Von Kempen aus will Trienes mit seinen Freunden in allen Orten des Kreises CDP-Gruppen auf den Weg bringen, um einen Kreisausschuss zu bilden. Der Plan geht auf: Am Samstag, 1. Dezember 1945, findet in der Kempener Knabenvolksschule die historische Zusammenkunft zur Gründung der Kreispartei statt. Obwohl es kaum öffentliche
Verkehrsmittel gibt, ist die Aula am Abend dicht gefüllt. 50 Frauen und Männer aus zwölf Gemeinden des Kreises sind hier zusammengekommen, von Kaldenkirchen bis St. Tönis, vom Bauunternehmer bis zum Straßenwärter. Nur einer fehlt: der Referent der Veranstaltung, Dr. Karl Zimmermann, in Köln seit dem 2. September 1945 Generalsekretär der Rheinischen CDP. Der Gast aus der Domstadt kann im stockfinsteren Kempen die Knabenschule nicht finden. An den Elektroleitungen sind die Bombenschäden noch nicht beseitigt, die Straßen sind menschenleer.

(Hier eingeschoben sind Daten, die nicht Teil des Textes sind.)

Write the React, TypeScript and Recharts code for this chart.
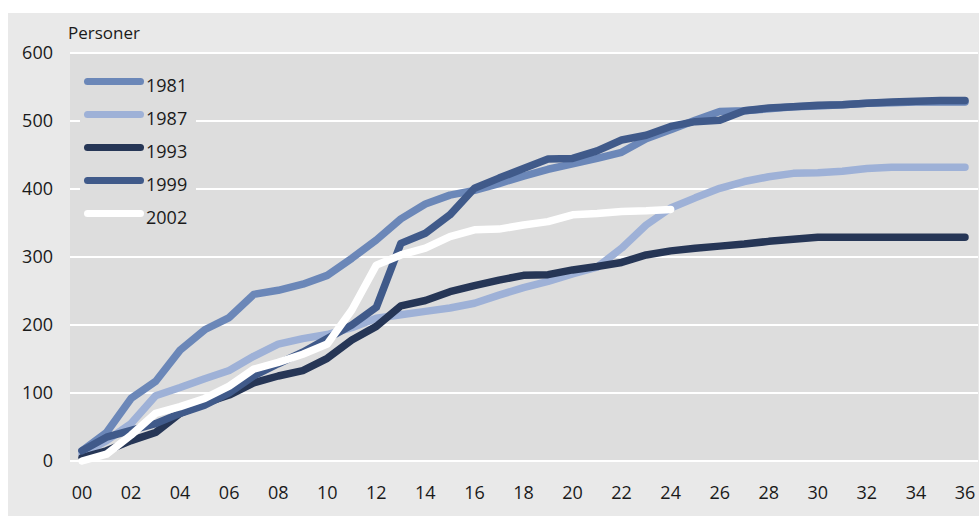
import { LineChart, Line, XAxis, YAxis, CartesianGrid } from 'recharts';

const periods = [
  '00', '01', '02', '03', '04', '05', '06', '07', '08', '09',
  '10', '11', '12', '13', '14', '15', '16', '17', '18', '19',
  '20', '21', '22', '23', '24', '25', '26', '27', '28', '29',
  '30', '31', '32', '33', '34', '35', '36',
];

const y1981 = [
  15, 42, 92, 117, 163, 193, 211, 245, 251, 260,
  273, 298, 325, 356, 378, 391, 398, 408, 419, 429,
  437, 445, 454, 474, 487, 501, 514, 515, 518, 521,
  522, 524, 526, 527, 528, 528, 528,
];
const y1987 = [
  10, 30, 55, 96, 108, 121, 133, 154, 172, 180,
  186, 196, 210, 215, 220, 225, 232, 244, 255, 264,
  275, 285, 313, 347, 372, 387, 401, 411, 418, 423,
  424, 426, 430, 432, 432, 432, 432,
];
const y1993 = [
  5, 15, 30, 42, 70, 85, 97, 115, 125, 133,
  151, 178, 198, 228, 236, 249, 258, 266, 273, 274,
  281, 286, 292, 303, 309, 313, 316, 319, 323, 326,
  329, 329, 329, 329, 329, 329, 329,
];
const y1999 = [
  15, 35, 45, 55, 70, 82, 100, 125, 143, 160,
  180, 200, 226, 320, 335, 362, 401, 416, 430, 444,
  445, 456, 472, 479, 492, 499, 501, 515, 519, 521,
  523, 524, 526, 528, 529, 530, 530,
];
const y2002 = [
  0, 10, 38, 70, 80, 92, 110, 135, 145, 157,
  172, 222, 288, 303, 313, 330, 340, 341, 347, 352,
  362, 364, 367, 368, 370,
];

const yTicks = [0, 100, 200, 300, 400, 500, 600];

const series = [
  { key: 'y1981', name: '1981', color: '#6b87b8', values: y1981 },
  { key: 'y1987', name: '1987', color: '#9eb1d7', values: y1987 },
  { key: 'y1993', name: '1993', color: '#263656', values: y1993 },
  { key: 'y1999', name: '1999', color: '#405a8a', values: y1999 },
  { key: 'y2002', name: '2002', color: '#ffffff', values: y2002 },
];

const data = periods.map((p, i) => {
  const row: Record<string, string | number | undefined> = { period: p };
  series.forEach((s) => {
    row[s.key] = s.values[i];
  });
  return row;
});

const FONT = '"Open Sans", sans-serif';
const TEXT = '#1a1a1a';

// legend drawn as html on top of the plot, it hides the gridlines behind it
function LegendBox() {
  return (
    <div
      style={{
        position: 'absolute',
        left: 72,
        top: 52,
        width: 116,
        background: '#dddddd',
        paddingBottom: 4,
      }}
    >
      {series.map((s) => (
        <div key={s.key} style={{ height: 33, display: 'flex', alignItems: 'center' }}>
          <span
            style={{
              display: 'inline-block',
              width: 60,
              height: 7,
              borderRadius: 4,
              marginLeft: 4,
              background: s.color,
            }}
          />
          <span
            style={{
              marginLeft: 2,
              marginTop: 6,
              fontSize: 18,
              color: TEXT,
              lineHeight: '18px',
            }}
          >
            {s.name}
          </span>
        </div>
      ))}
    </div>
  );
}

export default function App() {
  return (
    <div
      style={{
        position: 'absolute',
        left: 8,
        top: 13,
        width: 971,
        height: 503,
        background: '#e9e9e9',
        fontFamily: FONT,
      }}
    >
      <div style={{ position: 'absolute', left: 60, top: 8, fontSize: 17, color: TEXT }}>
        Personer
      </div>
      <LineChart
        width={971}
        height={503}
        data={data}
        margin={{ top: 40, right: 1, bottom: 25, left: 0 }}
      >
        <CartesianGrid
          vertical={false}
          stroke="#ffffff"
          strokeWidth={2}
          fill="#dddddd"
          fillOpacity={1}
        />
        <XAxis
          dataKey="period"
          height={30}
          interval={1}
          padding={{ left: 12, right: 13 }}
          axisLine={false}
          tickLine={false}
          tickSize={0}
          tickMargin={25}
          tick={{ fill: TEXT, fontSize: 18, fontFamily: FONT }}
        />
        <YAxis
          domain={[0, 600]}
          ticks={yTicks}
          width={62}
          axisLine={false}
          tickLine={false}
          tickSize={0}
          tickMargin={17}
          tick={{ fill: TEXT, fontSize: 18, fontFamily: FONT }}
        />
        {series.map((s) => (
          <Line
            key={s.key}
            type="linear"
            dataKey={s.key}
            name={s.name}
            stroke={s.color}
            strokeWidth={7.5}
            strokeLinecap="round"
            strokeLinejoin="round"
            dot={false}
            activeDot={false}
            isAnimationActive={false}
          />
        ))}
      </LineChart>
      <LegendBox />
    </div>
  );
}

Da springt in der Aula der versammlungserprobte Karl Dörpinghaus in die Bresche. Aus dem Stegreif formuliert der erfahrene
Gewerkschafter eine Rede, die aus vollem Herzen kommt. Dörpinghaus bringt das auf den Punkt, was die meisten Anwesenden bisher nur unklar empfinden – und er trägt dazu bei, dass die Versammlung einstimmig die Gründung der CDP für den Kreis Kempen-Krefeld beschließt. 14 Tage später wird die Partei in Bad Godesberg in „Christlich Demokratische Union“umbenannt. Am 4. März 1946 genehmigt dann die britische Militärregierung nach gründlicher Überprüfung die Gründung der CDU für den Landkreis Kempen-Krefeld. Zu diesem Zeitpunkt zählt sie rund 180 Mitglieder, ein knappes Jahr später an die 1400. Heute gehören der Kreis Viersener CDU rund 2800 Bürgerinnen und Bürger an.